> Problem details:
Copy only what lies from the line containing "Recreate this image" through the line containing "series_labels = ['Cilindrical" in the entries below, keeping both end lines exact and dropping every picture.

Recorded data
'''

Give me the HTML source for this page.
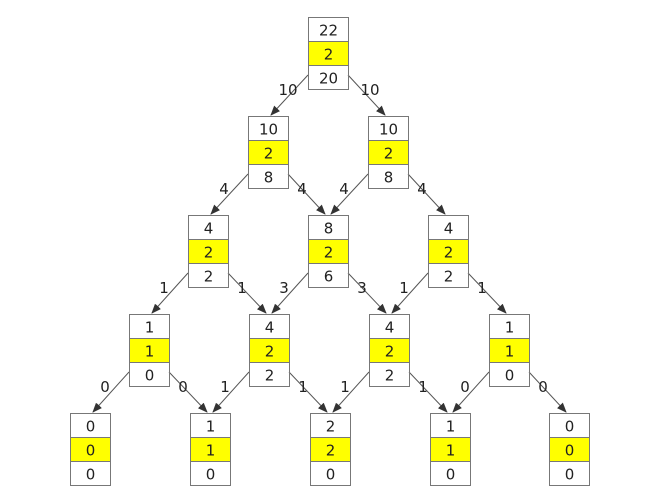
<!DOCTYPE html>
<html><head><meta charset="utf-8"><style>
html,body{margin:0;padding:0;background:#fff;width:648px;height:498px;overflow:hidden}
text{font-family:"DejaVu Sans","Liberation Sans",sans-serif;font-size:15px;fill:#222}
</style></head><body>
<svg id="s" width="648" height="498" xmlns="http://www.w3.org/2000/svg">
<defs><marker id="a" markerWidth="10" markerHeight="8" refX="9" refY="4" orient="auto" markerUnits="userSpaceOnUse"><path d="M0,0 L10,4 L0,8 z" fill="#333"/></marker></defs>
</svg>
<script>
var tops=[17,116,215,314,413];
var lefts=[[308],[248,368],[188,308,428],[129,249,369,489],[70,190,310,430,549]];
var vals=[[[22,2,20]],[[10,2,8],[10,2,8]],[[4,2,2],[8,2,6],[4,2,2]],[[1,1,0],[4,2,2],[4,2,2],[1,1,0]],[[0,0,0],[1,1,0],[2,2,0],[1,1,0],[0,0,0]]];
var W=40,H=72,ch=24;
var s='';
var labs=[[["10","10"]],[["4","4"],["4","4"]],[["1","1"],["3","3"],["1","1"]],[["0","0"],["1","1"],["1","1"],["0","0"]]];
for(var r=0;r<4;r++){
  for(var i=0;i<lefts[r].length;i++){
    var x=lefts[r][i],y=tops[r];
    var cl=lefts[r+1][i]+W/2, cr=lefts[r+1][i+1]+W/2, ty=tops[r+1];
    s+='<line x1="'+x+'" y1="'+(y+58)+'" x2="'+(cl+3)+'" y2="'+(ty-1)+'" stroke="#555" stroke-width="1" marker-end="url(#a)"/>';
    s+='<line x1="'+(x+W)+'" y1="'+(y+58)+'" x2="'+(cr-3)+'" y2="'+(ty-1)+'" stroke="#555" stroke-width="1" marker-end="url(#a)"/>';
    var l=labs[r][i];
    var lx=x-(l[0].length>1?20:24), rx=x+W+(l[1].length>1?22:14);
    s+='<text x="'+lx+'" y="'+(y+78)+'" text-anchor="middle">'+l[0]+'</text>';
    s+='<text x="'+rx+'" y="'+(y+78)+'" text-anchor="middle">'+l[1]+'</text>';
  }
}
for(var r=0;r<5;r++){
  for(var i=0;i<lefts[r].length;i++){
    var x=lefts[r][i]+0.5,y=tops[r]+0.5,v=vals[r][i];
    s+='<rect x="'+x+'" y="'+(y+ch)+'" width="'+W+'" height="'+ch+'" fill="#ffff00"/>';
    s+='<rect x="'+x+'" y="'+y+'" width="'+W+'" height="'+H+'" fill="none" stroke="#777"/>';
    s+='<line x1="'+x+'" y1="'+(y+ch)+'" x2="'+(x+W)+'" y2="'+(y+ch)+'" stroke="#777"/>';
    s+='<line x1="'+x+'" y1="'+(y+2*ch)+'" x2="'+(x+W)+'" y2="'+(y+2*ch)+'" stroke="#777"/>';
    for(var k=0;k<3;k++) s+='<text x="'+(x+W/2)+'" y="'+(y+k*ch+18)+'" text-anchor="middle">'+v[k]+'</text>';
  }
}
document.getElementById('s').insertAdjacentHTML('beforeend',s);
</script>
</body></html>
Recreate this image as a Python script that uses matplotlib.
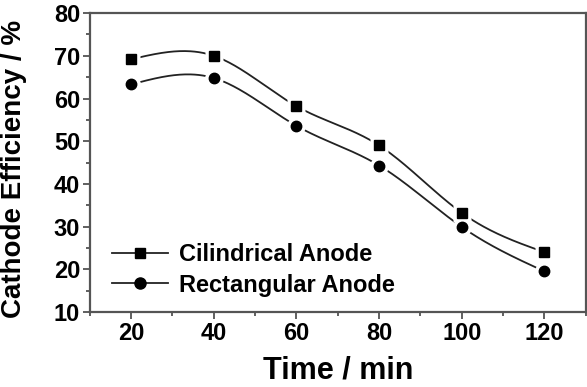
import matplotlib.pyplot as plt
import numpy as np
from matplotlib.ticker import MultipleLocator

# data
time_min = [20, 40, 60, 80, 100, 120]
cilindrical = [69.2, 70.0, 58.2, 49.0, 33.2, 24.0]
rectangular = [63.3, 64.8, 53.6, 44.3, 29.9, 19.5]
series_labels = ['Cilindrical Anode', 'Rectangular Anode']


def natural_spline(x, y, n=300):
    """Natural cubic spline through (x, y), for drawing smooth lines."""
    x = np.asarray(x, float)
    y = np.asarray(y, float)
    k = len(x)
    h = np.diff(x)
    A = np.zeros((k, k))
    r = np.zeros(k)
    A[0, 0] = A[-1, -1] = 1
    for i in range(1, k - 1):
        A[i, i - 1] = h[i - 1]
        A[i, i] = 2 * (h[i - 1] + h[i])
        A[i, i + 1] = h[i]
        r[i] = 6 * ((y[i + 1] - y[i]) / h[i] - (y[i] - y[i - 1]) / h[i - 1])
    m = np.linalg.solve(A, r)
    xs = np.linspace(x[0], x[-1], n)
    idx = np.clip(np.searchsorted(x, xs) - 1, 0, k - 2)
    x0, x1 = x[idx], x[idx + 1]
    hh = x1 - x0
    a = (x1 - xs) / hh
    b = (xs - x0) / hh
    ys = (a * y[idx] + b * y[idx + 1]
          + ((a ** 3 - a) * m[idx] + (b ** 3 - b) * m[idx + 1]) * hh ** 2 / 6)
    return xs, ys


plt.rcParams['font.family'] = ['Liberation Sans', 'DejaVu Sans']
plt.rcParams['font.weight'] = 'bold'

fig = plt.figure(figsize=(5.87, 3.87), dpi=100)
ax = fig.add_axes([0.153, 0.194, 0.845, 0.772])

lc = '#222222'
for ys, mk, ms, lab in [(cilindrical, 's', 7, series_labels[0]),
                        (rectangular, 'o', 7.5, series_labels[1])]:
    sx, sy = natural_spline(time_min, ys)
    ax.plot(sx, sy, color=lc, lw=1.3, zorder=2)
    # white halo to break the line near the symbols
    ax.plot(time_min, ys, ls='none', marker=mk, ms=ms + 6, mfc='white',
            mec='none', zorder=3)
    ax.plot(time_min, ys, ls='none', marker=mk, ms=ms, color='black',
            zorder=4)
    ax.plot([], [], color=lc, lw=1.3, marker=mk, ms=ms + 0.5, mfc='black',
            mec='black', label=lab)

ax.set_xlim(10, 130)
ax.set_ylim(10, 80)
ax.xaxis.set_major_locator(MultipleLocator(20))
ax.xaxis.set_minor_locator(MultipleLocator(10))
ax.yaxis.set_major_locator(MultipleLocator(10))
ax.yaxis.set_minor_locator(MultipleLocator(5))
ax.set_xticks([20, 40, 60, 80, 100, 120])

ax.tick_params(which='both', direction='out', top=False, right=False,
               labelsize=17, width=1.2, color='#444444')
ax.tick_params(which='major', length=5, pad=2)
ax.tick_params(which='minor', length=3)
for s in ax.spines.values():
    s.set_linewidth(1.6)
    s.set_color('#555555')

ax.set_xlabel('Time / min', fontsize=22, fontweight='bold')
ax.set_ylabel('Cathode Efficiency / %', fontsize=20, fontweight='bold')
ax.xaxis.set_label_coords(0.5, -0.195, transform=ax.transAxes)
ax.yaxis.set_label_coords(-0.152, 0.48, transform=ax.transAxes)
ax.xaxis.label.set_va('center')
ax.yaxis.label.set_va('center')

leg = ax.legend(loc='lower left', bbox_to_anchor=(0.025, 0.02), frameon=False,
                fontsize=17, handlelength=2.4, handletextpad=0.45,
                labelspacing=0.3, borderaxespad=0)

fig.savefig('out.png', dpi=100)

'''

> Answer below:
Recreate this image as a Python script that uses matplotlib.
import matplotlib.pyplot as plt
import numpy as np
from matplotlib.ticker import MultipleLocator

# data
time_min = [20, 40, 60, 80, 100, 120]
cilindrical = [69.2, 70.0, 58.2, 49.0, 33.2, 24.0]
rectangular = [63.3, 64.8, 53.6, 44.3, 29.9, 19.5]
series_labels = ['Cilindrical Anode', 'Rectangular Anode']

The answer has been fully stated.